In this context, and in gratitude for your taking the time to explain to me, I possibly should mention that I myself have never had a similarly enthusiastic response to the music of Schoenberg or Berg, or the countless host of dreary imitators. But I, personally, feel that Webern's experiments were beginning to enter a whole new tonal universe (what if he'd had another twenty years?), and their inspiration should not be disdained merely because they happened to be 'serialistic'.

What you experience as "thin and arbitrary and uninspired" I experience as an audacious intellectual act and an austerity and rigour in its enactment which borders on the ferocious, and which I still rarely find in the limited amount of listening to contemporary music which I can do. But your personal distaste for his music based on lengthy acquaintance is equally valid, of course! Quite probably _more_ valid, because at least it is informed.
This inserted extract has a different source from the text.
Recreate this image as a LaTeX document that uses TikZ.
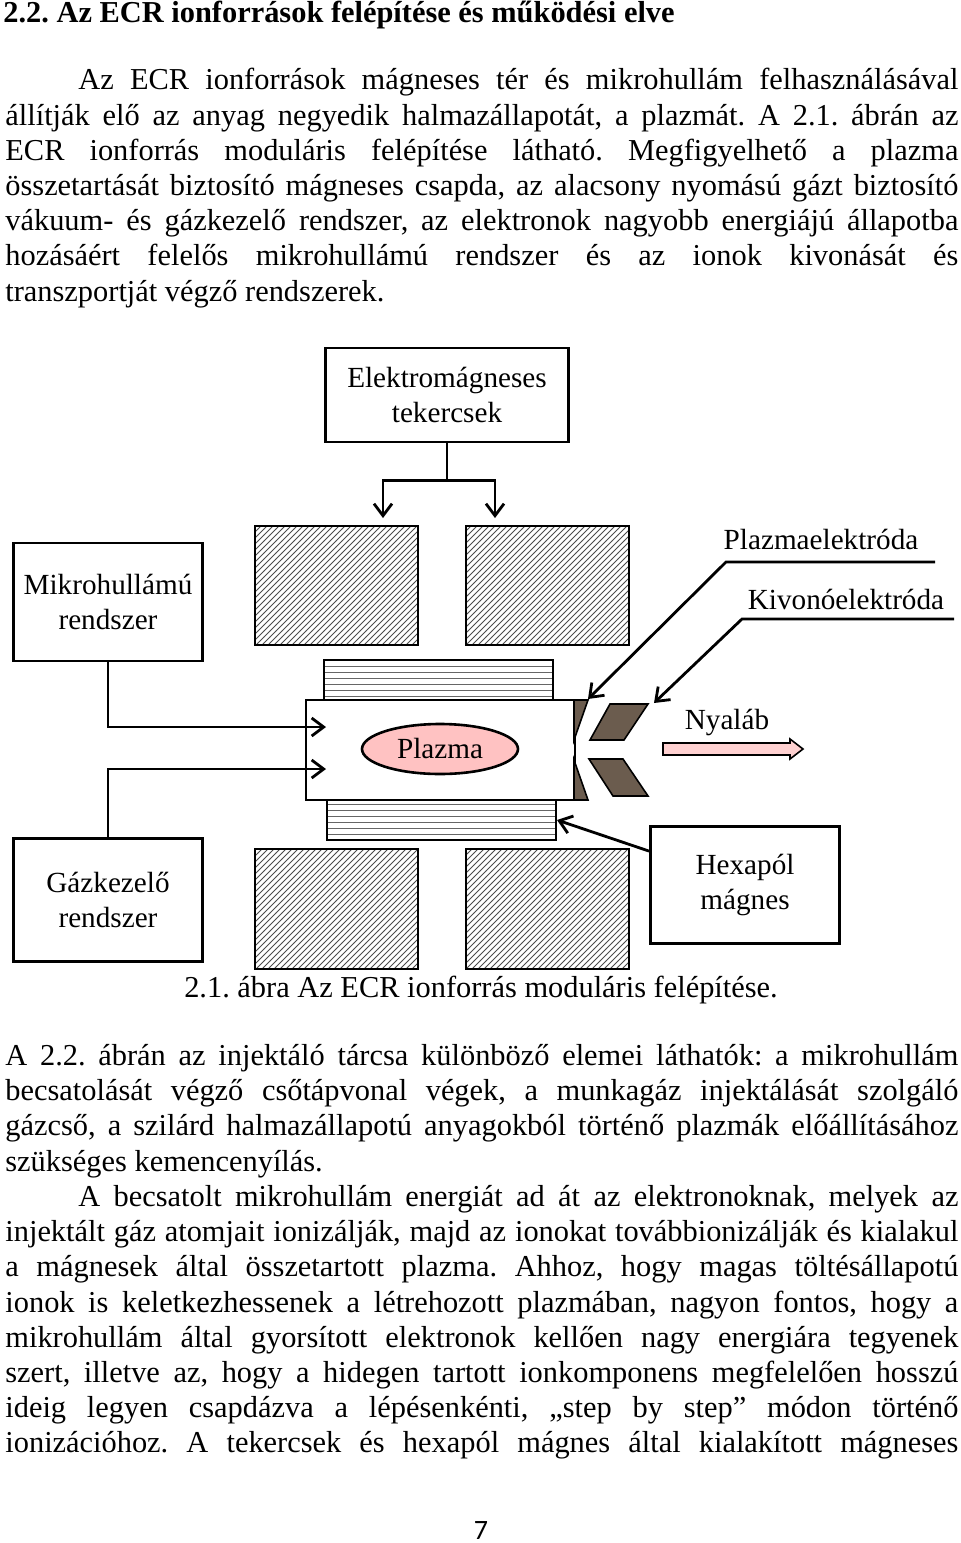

I can also understand why various members of this list should have a profound distaste for serialism based on having it forced upon them, just as I can thoroughly sympathise with the decisions of those who have experimented with it and abandoned it as unsatisfactory. But the general tenor of the remarks to which I was mildly objecting, as I remember them, were more of the nature of a total dismissal of serialism as a valid compositional method than such a carefully reasoned argument as yours.

But then, I may be mistaken, and if I can't even tell one list member from another, I probably am...

->Zx<-

Oh, BTW: "the best I can say for [Webern] is, he was an awfully good composer for a musicologist." You mean like Bartok?